▶ **WORK TO BE COMPLETED**: Please transcribe the data below exactly. Leave the pictures out.

▶ **SOURCE DATA**:
^^^^

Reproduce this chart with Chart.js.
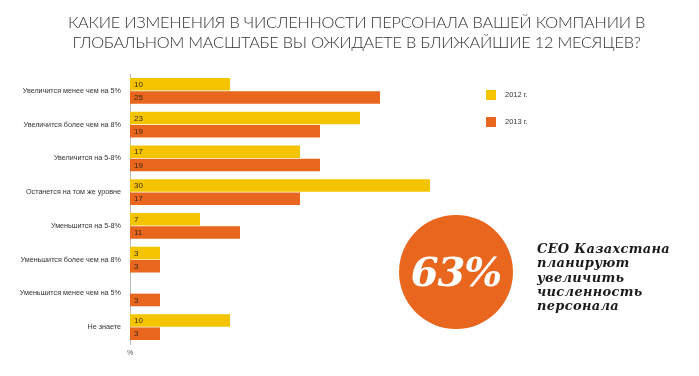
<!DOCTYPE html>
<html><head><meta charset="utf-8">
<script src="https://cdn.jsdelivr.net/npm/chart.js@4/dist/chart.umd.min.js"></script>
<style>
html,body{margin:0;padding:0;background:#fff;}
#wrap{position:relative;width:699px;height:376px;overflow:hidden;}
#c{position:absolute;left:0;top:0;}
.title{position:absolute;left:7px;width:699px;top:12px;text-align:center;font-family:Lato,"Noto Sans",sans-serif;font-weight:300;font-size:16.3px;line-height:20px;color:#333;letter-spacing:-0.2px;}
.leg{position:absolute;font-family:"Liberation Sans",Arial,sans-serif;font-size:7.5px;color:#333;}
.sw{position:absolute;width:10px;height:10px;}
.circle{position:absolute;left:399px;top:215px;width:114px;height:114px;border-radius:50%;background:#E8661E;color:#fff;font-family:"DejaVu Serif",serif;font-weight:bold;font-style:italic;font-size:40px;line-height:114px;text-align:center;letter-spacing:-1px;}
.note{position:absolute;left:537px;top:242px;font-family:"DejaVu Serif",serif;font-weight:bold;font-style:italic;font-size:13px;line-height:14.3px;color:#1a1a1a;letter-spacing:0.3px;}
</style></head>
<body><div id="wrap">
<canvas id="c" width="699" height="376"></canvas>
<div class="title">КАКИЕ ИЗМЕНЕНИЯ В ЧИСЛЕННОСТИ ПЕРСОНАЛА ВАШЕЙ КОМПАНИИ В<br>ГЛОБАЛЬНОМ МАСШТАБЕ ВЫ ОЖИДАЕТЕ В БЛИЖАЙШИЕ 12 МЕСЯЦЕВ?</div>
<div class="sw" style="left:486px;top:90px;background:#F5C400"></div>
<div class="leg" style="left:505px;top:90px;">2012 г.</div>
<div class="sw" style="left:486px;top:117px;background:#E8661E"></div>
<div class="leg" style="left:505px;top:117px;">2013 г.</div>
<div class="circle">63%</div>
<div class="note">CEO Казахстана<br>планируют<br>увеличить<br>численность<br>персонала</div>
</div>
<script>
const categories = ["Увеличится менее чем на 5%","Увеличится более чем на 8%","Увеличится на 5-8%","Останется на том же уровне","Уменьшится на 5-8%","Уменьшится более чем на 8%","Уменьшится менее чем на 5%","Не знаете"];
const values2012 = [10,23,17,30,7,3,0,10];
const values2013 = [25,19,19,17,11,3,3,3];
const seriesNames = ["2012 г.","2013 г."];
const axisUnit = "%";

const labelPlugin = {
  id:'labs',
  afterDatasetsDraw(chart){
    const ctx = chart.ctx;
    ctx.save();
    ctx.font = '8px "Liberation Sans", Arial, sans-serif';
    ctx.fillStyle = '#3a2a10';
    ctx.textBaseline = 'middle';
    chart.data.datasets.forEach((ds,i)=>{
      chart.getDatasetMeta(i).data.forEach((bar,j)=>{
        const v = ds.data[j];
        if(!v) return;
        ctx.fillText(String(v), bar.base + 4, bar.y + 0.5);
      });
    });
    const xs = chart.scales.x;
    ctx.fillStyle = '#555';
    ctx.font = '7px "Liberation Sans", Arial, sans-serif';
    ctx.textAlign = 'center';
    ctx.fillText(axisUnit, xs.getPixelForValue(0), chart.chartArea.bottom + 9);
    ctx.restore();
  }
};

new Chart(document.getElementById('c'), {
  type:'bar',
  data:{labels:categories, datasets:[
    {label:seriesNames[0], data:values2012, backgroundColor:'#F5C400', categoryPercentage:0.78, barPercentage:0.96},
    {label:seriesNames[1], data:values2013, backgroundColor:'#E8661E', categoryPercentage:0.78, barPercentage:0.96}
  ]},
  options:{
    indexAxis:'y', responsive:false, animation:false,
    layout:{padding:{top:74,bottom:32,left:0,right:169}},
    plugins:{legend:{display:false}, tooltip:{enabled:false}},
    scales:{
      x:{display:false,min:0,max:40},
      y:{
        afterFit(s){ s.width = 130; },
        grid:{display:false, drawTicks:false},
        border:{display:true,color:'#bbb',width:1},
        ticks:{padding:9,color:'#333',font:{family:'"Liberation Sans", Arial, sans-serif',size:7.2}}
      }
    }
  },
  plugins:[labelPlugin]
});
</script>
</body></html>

^^^^

▶ **EXERCISE ANSWER**:
Reproduce this chart with Chart.js.
<!DOCTYPE html>
<html><head><meta charset="utf-8">
<script src="https://cdn.jsdelivr.net/npm/chart.js@4/dist/chart.umd.min.js"></script>
<style>
html,body{margin:0;padding:0;background:#fff;}
#wrap{position:relative;width:699px;height:376px;overflow:hidden;}
#c{position:absolute;left:0;top:0;}
.title{position:absolute;left:7px;width:699px;top:12px;text-align:center;font-family:Lato,"Noto Sans",sans-serif;font-weight:300;font-size:16.3px;line-height:20px;color:#333;letter-spacing:-0.2px;}
.leg{position:absolute;font-family:"Liberation Sans",Arial,sans-serif;font-size:7.5px;color:#333;}
.sw{position:absolute;width:10px;height:10px;}
.circle{position:absolute;left:399px;top:215px;width:114px;height:114px;border-radius:50%;background:#E8661E;color:#fff;font-family:"DejaVu Serif",serif;font-weight:bold;font-style:italic;font-size:40px;line-height:114px;text-align:center;letter-spacing:-1px;}
.note{position:absolute;left:537px;top:242px;font-family:"DejaVu Serif",serif;font-weight:bold;font-style:italic;font-size:13px;line-height:14.3px;color:#1a1a1a;letter-spacing:0.3px;}
</style></head>
<body><div id="wrap">
<canvas id="c" width="699" height="376"></canvas>
<div class="title">КАКИЕ ИЗМЕНЕНИЯ В ЧИСЛЕННОСТИ ПЕРСОНАЛА ВАШЕЙ КОМПАНИИ В<br>ГЛОБАЛЬНОМ МАСШТАБЕ ВЫ ОЖИДАЕТЕ В БЛИЖАЙШИЕ 12 МЕСЯЦЕВ?</div>
<div class="sw" style="left:486px;top:90px;background:#F5C400"></div>
<div class="leg" style="left:505px;top:90px;">2012 г.</div>
<div class="sw" style="left:486px;top:117px;background:#E8661E"></div>
<div class="leg" style="left:505px;top:117px;">2013 г.</div>
<div class="circle">63%</div>
<div class="note">CEO Казахстана<br>планируют<br>увеличить<br>численность<br>персонала</div>
</div>
<script>
const categories = ["Увеличится менее чем на 5%","Увеличится более чем на 8%","Увеличится на 5-8%","Останется на том же уровне","Уменьшится на 5-8%","Уменьшится более чем на 8%","Уменьшится менее чем на 5%","Не знаете"];
const values2012 = [10,23,17,30,7,3,0,10];
const values2013 = [25,19,19,17,11,3,3,3];
const seriesNames = ["2012 г.","2013 г."];
const axisUnit = "%";

const labelPlugin = {
  id:'labs',
  afterDatasetsDraw(chart){
    const ctx = chart.ctx;
    ctx.save();
    ctx.font = '8px "Liberation Sans", Arial, sans-serif';
    ctx.fillStyle = '#3a2a10';
    ctx.textBaseline = 'middle';
    chart.data.datasets.forEach((ds,i)=>{
      chart.getDatasetMeta(i).data.forEach((bar,j)=>{
        const v = ds.data[j];
        if(!v) return;
        ctx.fillText(String(v), bar.base + 4, bar.y + 0.5);
      });
    });
    const xs = chart.scales.x;
    ctx.fillStyle = '#555';
    ctx.font = '7px "Liberation Sans", Arial, sans-serif';
    ctx.textAlign = 'center';
    ctx.fillText(axisUnit, xs.getPixelForValue(0), chart.chartArea.bottom + 9);
    ctx.restore();
  }
};

new Chart(document.getElementById('c'), {
  type:'bar',
  data:{labels:categories, datasets:[
    {label:seriesNames[0], data:values2012, backgroundColor:'#F5C400', categoryPercentage:0.78, barPercentage:0.96},
    {label:seriesNames[1], data:values2013, backgroundColor:'#E8661E', categoryPercentage:0.78, barPercentage:0.96}
  ]},
  options:{
    indexAxis:'y', responsive:false, animation:false,
    layout:{padding:{top:74,bottom:32,left:0,right:169}},
    plugins:{legend:{display:false}, tooltip:{enabled:false}},
    scales:{
      x:{display:false,min:0,max:40},
      y:{
        afterFit(s){ s.width = 130; },
        grid:{display:false, drawTicks:false},
        border:{display:true,color:'#bbb',width:1},
        ticks:{padding:9,color:'#333',font:{family:'"Liberation Sans", Arial, sans-serif',size:7.2}}
      }
    }
  },
  plugins:[labelPlugin]
});
</script>
</body></html>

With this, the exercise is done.